* BEGIN DATA LINES *

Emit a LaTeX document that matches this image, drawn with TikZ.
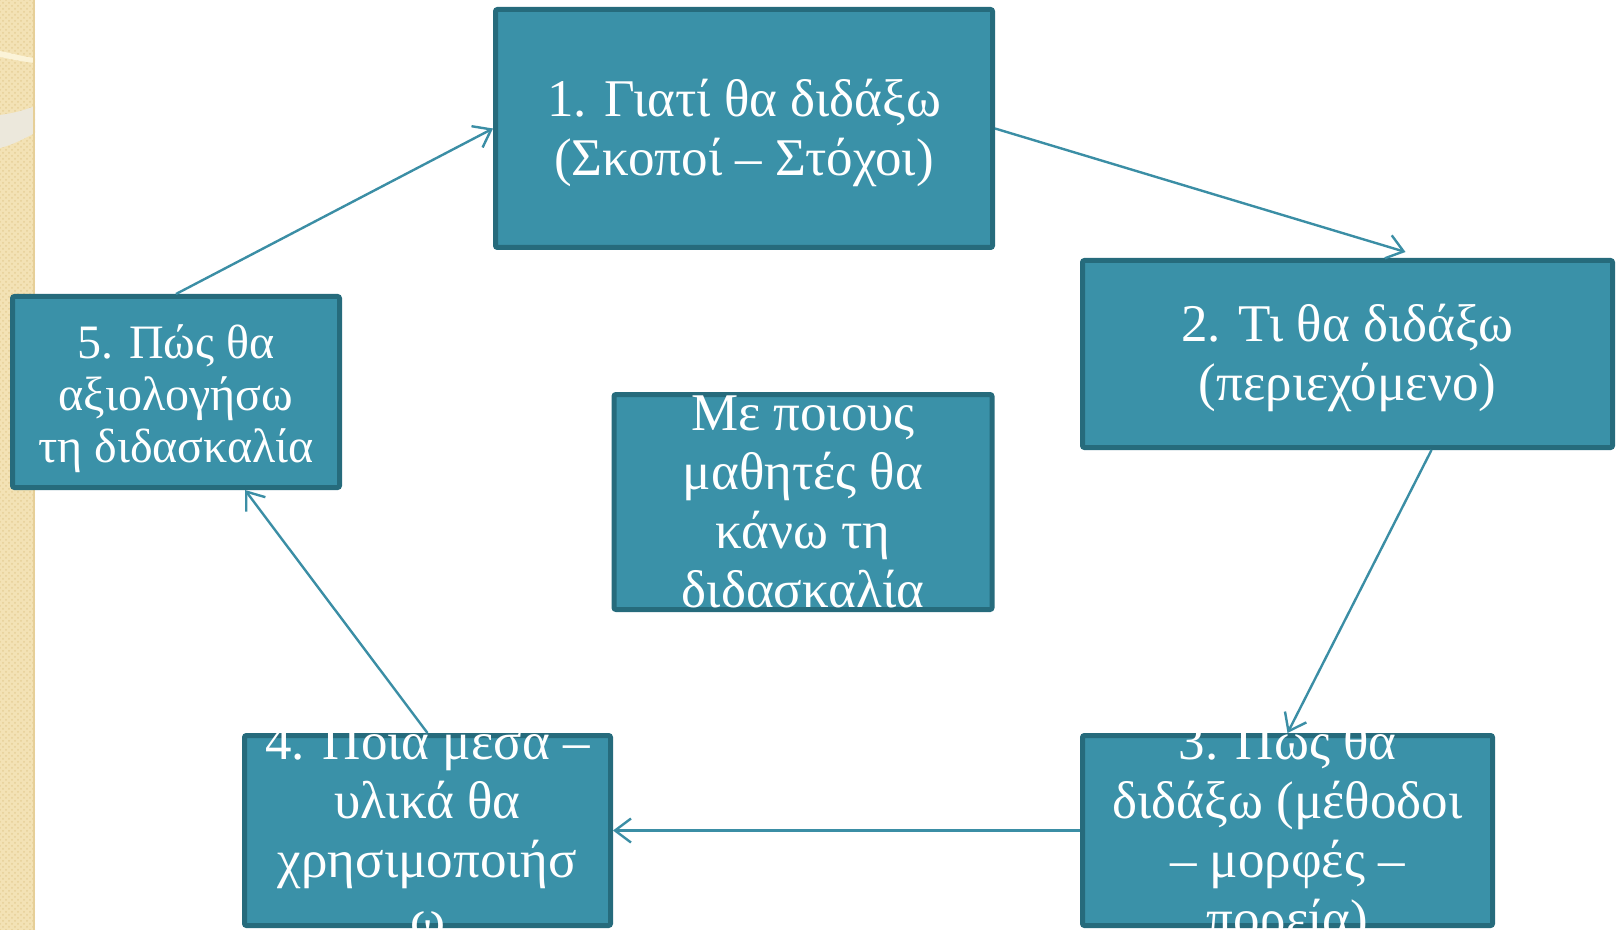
\documentclass[tikz,border=0pt]{standalone}
\usepackage{fontspec}
\setmainfont{Liberation Serif}
\usetikzlibrary{arrows.meta,patterns}
\definecolor{boxfill}{HTML}{3A91A8}
\definecolor{boxedge}{HTML}{266B7C}
\definecolor{arrowcol}{HTML}{3B8EA5}
\definecolor{stripbg}{HTML}{F3E2B5}
\definecolor{stripdot}{HTML}{E6CF98}
\definecolor{bandwhite}{HTML}{ECE8DC}
\definecolor{bandcream}{HTML}{FBF3D8}
\newcommand{\boxtxt}[2][9pt]{\smash{\raisebox{-#1}{\begin{tabular}{@{}c@{}}#2\end{tabular}}}}
\tikzset{
  stepbox/.style={draw=boxedge, fill=boxfill, line width=2.5pt, rounded corners=1pt,
    inner sep=0pt, text=white, font=\fontsize{26.5}{29.5}\selectfont},
  flow/.style={draw=arrowcol, line width=1.2pt, -{Straight Barb[length=8pt,width=12pt]}}
}
\begin{document}
\begin{tikzpicture}[x=0.5pt,y=-0.5pt]
\useasboundingbox (0,0) rectangle (1620,930);
% left decorative strip
\fill[stripbg] (0,0) rectangle (35,930);
\fill[pattern=crosshatch dots, pattern color=stripdot] (0,0) rectangle (35,930);
\fill[bandcream] (0,51) .. controls (15,54) and (25,57) .. (35,58) -- (35,63) .. controls (25,62) and (15,60) .. (0,57) -- cycle;
\fill[bandwhite] (0,115) .. controls (15,113) and (25,110) .. (35,106) -- (35,133) .. controls (25,138) and (15,144) .. (0,148) -- cycle;
\fill[stripdot] (33,0) rectangle (35,930);

\node[stepbox, minimum width=248.5pt, minimum height=119pt] (b1) at (744,128.5)
  {\boxtxt{1. Γιατί θα διδάξω\\(Σκοποί – Στόχοι)}};
\node[stepbox, minimum width=265pt, minimum height=93.5pt] (b2) at (1347.5,354)
  {\boxtxt{2. Τι θα διδάξω\\(περιεχόμενο)}};
\node[stepbox, minimum width=205pt, minimum height=95pt] (b3) at (1287.5,830.5)
  {\boxtxt{3. Πώς θα\\διδάξω (μέθοδοι\\– μορφές –\\πορεία)}};
\node[stepbox, minimum width=183pt, minimum height=95pt] (b4) at (427.5,830.5)
  {\boxtxt{4. Ποια μέσα –\\υλικά θα\\χρησιμοποιήσ\\ω}};
\node[stepbox, minimum width=163.5pt, minimum height=95.5pt, font=\fontsize{24}{26}\selectfont] (b5) at (176,392)
  {\boxtxt[10.5pt]{5. Πώς θα\\αξιολογήσω\\τη διδασκαλία}};
\node[stepbox, minimum width=189pt, minimum height=107.5pt] (bc) at (803,502)
  {\boxtxt{Με ποιους\\μαθητές θα\\κάνω τη\\διδασκαλία}};

\draw[flow] (b1.east) -- ([xshift=29pt,yshift=3pt]b2.north);
\draw[flow] ([xshift=42pt]b2.south) -- (b3.north);
\draw[flow] (b3.west) -- (b4.east);
\draw[flow] (b4.north) -- ([xshift=34.5pt]b5.south);
\draw[flow] (b5.north) -- (b1.west);
\end{tikzpicture}
\end{document}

* END DATA LINES *

Would you return the data exactly as written, without the pictures?

== REPLY TO THE TASK ==
Emit a LaTeX document that matches this image, drawn with TikZ.
\documentclass[tikz,border=0pt]{standalone}
\usepackage{fontspec}
\setmainfont{Liberation Serif}
\usetikzlibrary{arrows.meta,patterns}
\definecolor{boxfill}{HTML}{3A91A8}
\definecolor{boxedge}{HTML}{266B7C}
\definecolor{arrowcol}{HTML}{3B8EA5}
\definecolor{stripbg}{HTML}{F3E2B5}
\definecolor{stripdot}{HTML}{E6CF98}
\definecolor{bandwhite}{HTML}{ECE8DC}
\definecolor{bandcream}{HTML}{FBF3D8}
\newcommand{\boxtxt}[2][9pt]{\smash{\raisebox{-#1}{\begin{tabular}{@{}c@{}}#2\end{tabular}}}}
\tikzset{
  stepbox/.style={draw=boxedge, fill=boxfill, line width=2.5pt, rounded corners=1pt,
    inner sep=0pt, text=white, font=\fontsize{26.5}{29.5}\selectfont},
  flow/.style={draw=arrowcol, line width=1.2pt, -{Straight Barb[length=8pt,width=12pt]}}
}
\begin{document}
\begin{tikzpicture}[x=0.5pt,y=-0.5pt]
\useasboundingbox (0,0) rectangle (1620,930);
% left decorative strip
\fill[stripbg] (0,0) rectangle (35,930);
\fill[pattern=crosshatch dots, pattern color=stripdot] (0,0) rectangle (35,930);
\fill[bandcream] (0,51) .. controls (15,54) and (25,57) .. (35,58) -- (35,63) .. controls (25,62) and (15,60) .. (0,57) -- cycle;
\fill[bandwhite] (0,115) .. controls (15,113) and (25,110) .. (35,106) -- (35,133) .. controls (25,138) and (15,144) .. (0,148) -- cycle;
\fill[stripdot] (33,0) rectangle (35,930);

\node[stepbox, minimum width=248.5pt, minimum height=119pt] (b1) at (744,128.5)
  {\boxtxt{1. Γιατί θα διδάξω\\(Σκοποί – Στόχοι)}};
\node[stepbox, minimum width=265pt, minimum height=93.5pt] (b2) at (1347.5,354)
  {\boxtxt{2. Τι θα διδάξω\\(περιεχόμενο)}};
\node[stepbox, minimum width=205pt, minimum height=95pt] (b3) at (1287.5,830.5)
  {\boxtxt{3. Πώς θα\\διδάξω (μέθοδοι\\– μορφές –\\πορεία)}};
\node[stepbox, minimum width=183pt, minimum height=95pt] (b4) at (427.5,830.5)
  {\boxtxt{4. Ποια μέσα –\\υλικά θα\\χρησιμοποιήσ\\ω}};
\node[stepbox, minimum width=163.5pt, minimum height=95.5pt, font=\fontsize{24}{26}\selectfont] (b5) at (176,392)
  {\boxtxt[10.5pt]{5. Πώς θα\\αξιολογήσω\\τη διδασκαλία}};
\node[stepbox, minimum width=189pt, minimum height=107.5pt] (bc) at (803,502)
  {\boxtxt{Με ποιους\\μαθητές θα\\κάνω τη\\διδασκαλία}};

\draw[flow] (b1.east) -- ([xshift=29pt,yshift=3pt]b2.north);
\draw[flow] ([xshift=42pt]b2.south) -- (b3.north);
\draw[flow] (b3.west) -- (b4.east);
\draw[flow] (b4.north) -- ([xshift=34.5pt]b5.south);
\draw[flow] (b5.north) -- (b1.west);
\end{tikzpicture}
\end{document}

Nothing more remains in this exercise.